November 27, 1936—Given a three-year contract by Metro-Goldwyn-Mayer, Cole Porter proceeded to prove he was worth every penny of his $3,000-a-week salary with his first original Hollywood score, Born to Dance. The musical yielded two standards, “Easy to Love” and “I’ve Got You Under My Skin”--the latter being, in my opinion, what Frank Sinatra memorably called “Cole Porter’s shining hour.”
Born to Dance is known to pop music and film aficionados for a nifty bit of trivia: It’s the only one of James Stewart’s nearly 100 films, TV programs and short in which he sang. (The great star joked in That’s Entertainment that his tune, “Easy to Love,” somehow became a hit despite his rendition, but he was being unduly modest: Porter himself thought Stewart had a perfectly fine voice and, when given the opportunity to have someone else in the film sing this song, affirmed that the 27-year-old MGM contract player would do just fine.)
More crucially, Stewart was at the receiving end of “I’ve Got You Under My Skin,” as female lead Virginia Bruce sang it to him in an attempt to convince his character of the sincerity of her love. For those who think the classic Hollywood musical should exploit the medium’s great asset—motion—and that dance is indispensable in this regard, the film also offers an instrumental reprise of the tune, with husband-and-wife team Georges and Jalna (seen in this YouTube scene) attempting to catch some of the magic emitted by Fred Astaire and Ginger Rogers.
In his breezy recap of the Great American Songbook, The House That George Built, Wilfred Sheed broke down how the gay songwriter was able to translate his own experiences into tunes that a broader heterosexual public could experience: “He had the formula down cold for alchemizing lust into romance, and for selling the customer on a lifetime of bliss in exchange for a few trifling minutes of hoop-di-do; but mainly because, like the greatest seducers, he meant what he was saying. More than anyone, he craved the happy ending he was selling, and was even more heartbroken when he didn’t get it. For the time being, anyway.”
Porter was part of a massive exodus of Broadway tunesmiths who, when the Great Depression left one musical after another dying on the vine, decamped for Hollywood. For all the lovely weather and cushy salaries they enjoyed, however, it wasn’t easy for composers in Tinseltown. They were at the beck and call of producers who could torpedo their best work for the most idiotic of reasons. (“Over the Rainbow,” written for an even greater MGM musical than Born to Dance, The Wizard of Oz, almost suffered this indignity before wiser heads prevailed.) They might have been kings of Broadway, but in Hollywood they represented just another set of hired hands, even having to submit to auditioning their songs for producers--a prospect filling Porter, for one, with deep unease.

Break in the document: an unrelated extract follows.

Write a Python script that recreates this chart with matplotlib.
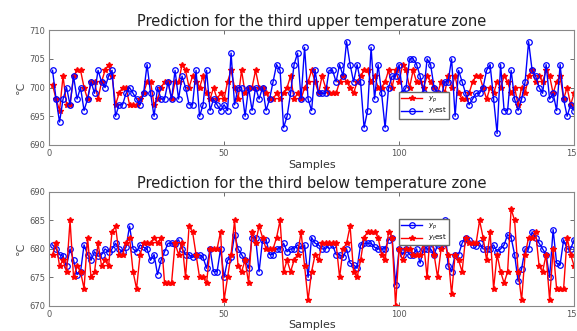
import numpy as np
import matplotlib.pyplot as plt

# -- datos (zona superior)
up_real = [700.5, 698, 696, 702, 697, 697, 702, 703, 703, 700, 698, 701, 701, 698, 701,
           703, 704, 702, 697, 699, 700, 700, 697, 697, 697, 698, 699, 701, 701, 697,
           698, 700, 701, 701, 698, 701, 701, 704, 703, 700, 702, 701,
           700, 702, 699, 698, 700, 698, 699, 698, 701, 703, 700, 698, 703, 699, 700,
           700, 703, 700, 700, 699, 698, 698, 699, 698, 699, 700, 702, 698, 699, 698,
           700, 701, 703, 701, 699, 702, 700, 699, 699, 699, 701, 702, 701, 700, 699,
           701, 702, 703, 703, 701, 702, 700,
           700, 701, 703, 700, 703, 701, 704, 703, 700, 703, 701, 701, 700, 702, 701,
           700, 699, 701, 699, 702, 700, 702, 699, 698, 698, 699, 701, 702, 702, 700,
           698, 700, 699, 701, 700, 702, 701, 699, 700, 697, 700, 699, 702, 703, 701,
           702, 701, 703, 702, 699, 701, 702, 698, 700, 697, 699]
up_est = [703, 698, 694, 698, 700, 697, 702, 698, 700, 696, 698, 701, 699, 703, 701,
          700, 702, 703, 695, 697, 697, 699, 700, 699, 698, 697, 699, 704, 699, 695,
          700, 698, 698, 701, 698, 703, 698, 702, 700, 697, 697, 703,
          695, 697, 703, 696, 698, 697, 696, 697, 696, 706, 697, 700, 700, 695, 700,
          696, 700, 698, 700, 696, 698, 701, 704, 703, 693, 695, 699, 704, 706, 698,
          707, 698, 696, 703, 699, 699, 699, 703, 703, 701, 704, 702, 708, 704, 701,
          704, 701, 693, 696, 707, 698, 704,
          699, 693, 700, 702, 702, 704, 699, 700, 705, 705, 704, 702, 699, 705, 704,
          700, 699, 698, 701, 701, 705, 695, 703, 701, 699, 697, 698, 699, 699, 700,
          703, 704, 698, 692, 704, 696, 696, 703, 698, 696, 698, 701, 708, 703, 702,
          700, 699, 704, 698, 699, 696, 704, 698, 695, 697, 696]

# -- zona inferior
low_real = [680.7, 680, 679, 678.7, 677, 680, 678, 675.5, 676, 680.7, 679, 678, 679.5, 678.7, 679,
            680, 679.5, 680, 681, 680, 679.5, 680.3, 684, 680, 679.5, 680.7, 680.3, 680, 678, 679,
            675.5, 678, 679.5, 681, 681, 680.8, 681.6, 680, 679, 679, 678.5, 679,
            679, 678.5, 676.6, 680, 676, 676, 680, 675, 678, 678.5, 682.5, 680, 679, 678, 676.6,
            682, 682, 676, 681.6, 681.6, 679, 679, 680, 680, 681, 679.5, 680, 680, 680.7, 680,
            680.7, 675, 682, 681, 680.7, 680, 680, 680.7, 680.7, 679, 679, 678.5, 680, 677.5, 677.2,
            676.6, 680.7, 681, 681, 681, 680.3, 680,
            680, 680, 681.6, 682, 673.7, 680, 679, 680, 679, 679, 680, 677.5, 680, 680, 680,
            679, 680.7, 680.7, 685, 677, 676, 679, 679, 681, 682, 681.6, 680.7, 680.5, 681, 680,
            680, 680, 680.7, 679.5, 680, 680.7, 682.5, 682, 679, 674.3, 676.5, 680, 680, 683, 682,
            681, 680, 679, 675, 683.4, 677.5, 677.2, 681.6, 680, 680, 681.6]
low_est = [679, 681, 677, 678, 676, 685, 675, 677, 676, 673, 682, 675, 676, 681, 677,
           678, 677, 683, 684, 679, 679, 681, 682, 676, 673, 679, 681, 681, 681, 682,
           681, 682, 674, 674, 674, 681, 679, 681, 675, 684, 683, 679,
           675, 675, 674, 680, 680, 680, 683, 671, 675, 679, 685, 677, 676, 678, 674,
           683, 681, 684, 682, 680, 680, 680, 682, 685, 676, 678, 676, 678, 679, 683,
           677, 671, 676, 679, 678, 681, 681, 681, 681, 681, 675, 680, 681, 684, 676,
           675, 678, 682, 683, 683, 683, 682,
           679, 678, 683, 682, 670, 680, 678, 680, 680, 679, 679, 679, 681, 675, 684,
           679, 675, 680, 681, 679, 672, 679, 678, 676, 682, 681, 681, 681, 685, 682,
           678, 683, 673, 679, 676, 674, 676, 687, 685, 676, 671, 679, 682, 682, 683,
           677, 676, 679, 671, 680, 673, 673, 673, 682, 679, 677]

plt.rcParams['mathtext.fontset'] = 'dejavusans'
gris = '#555555'

fig = plt.figure(figsize=(5.77, 3.31), dpi=100)
ax1 = fig.add_axes([0.085, 0.562, 0.910, 0.347])
ax2 = fig.add_axes([0.085, 0.076, 0.910, 0.344])


def formato(ax, ylim, titulo):
    ax.set_xlim(0, 150)
    ax.set_ylim(*ylim)
    ax.set_xticks([0, 50, 100, 150])
    ax.set_yticks(np.arange(ylim[0], ylim[1] + 1, 5))
    ax.tick_params(direction='in', top=True, right=True, labelsize=6, colors=gris,
                   length=3, width=0.6, pad=3)
    for s in ax.spines.values():
        s.set_color('#888888')
        s.set_linewidth(0.8)
    ax.set_title(titulo, fontsize=10.5, color='#222222', pad=3)
    ax.set_xlabel('Samples', fontsize=8, color='#333333', labelpad=1)
    ax.set_ylabel('℃', fontsize=8, color=gris, labelpad=2)


x1 = np.arange(1, len(up_real) + 1)
ax1.plot(x1, up_real, 'r-*', lw=1.0, ms=4, label='$y_p$')
ax1.plot(x1, up_est, 'b-o', lw=1.0, ms=4, mfc='none', mew=0.9, label='$y_t$est')
formato(ax1, (690, 710), 'Prediction for the third upper temperature zone')
ax1.legend(loc='lower left', bbox_to_anchor=(0.66, 0.2), fontsize=5, handlelength=3,
           borderpad=0.3, labelspacing=0.2, fancybox=False, edgecolor='#666666', framealpha=1)

x2 = np.arange(1, len(low_real) + 1)
ax2.plot(x2, low_real, 'b-o', lw=1.0, ms=4, mfc='none', mew=0.9, label='$y_p$')
ax2.plot(x2, low_est, 'r-*', lw=1.0, ms=4, label='$y_t$est')
formato(ax2, (670, 690), 'Prediction for the third below temperature zone')
ax2.legend(loc='lower left', bbox_to_anchor=(0.66, 0.5), fontsize=5, handlelength=3,
           borderpad=0.3, labelspacing=0.2, fancybox=False, edgecolor='#666666', framealpha=1)

plt.savefig('out.png', dpi=100)
plt.close()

Richard Whiting had made the long trek out West early in the decade; the Gershwin brothers did so, like Porter, in 1936 (“They Can’t Take That Away From Me” was a product of their collaboration there); and Johnny Mercer would follow a year later. Among the few musical craftsmen to bridle at their time in the sun were Richard Rodgers and Lorenz Hart, who, despite creating two of their greatest hits in Hollywood (“Isn’t It Romantic?” and “Blue Moon”), could not wait to get back to Broadway by mid-decade.
In a prior post on Dinah Washington, I discussed why her cover version of “I’ve Got You Under My Skin” was especially memorable. But, in truth, the song has proven adaptable to many different musicians, many of whom have managed to leave their own distinctive interpretations of it. Frank Sinatra, in the 1956 hit that thrust this work forever into the Great American Songbook, lent a quality of confidence overriding all obstacles; Katharine McPhee, in a performance with Chris Botti, endowed it with flirtatiousness; and Diane Krall slowed it down to emphasize the pain and vulnerability of the lyrics (“This affair never will go so well”).
On the Web site Jazz Standards, musicologist K. J. McElrath cites several reasons for its great adaptability by jazz musicians in particular, including the number of intermediate steps that allow singers to traverse its wide Bb to the F range, and the lack of “color tones” that allow musicians to, in effect, fill in the gaps.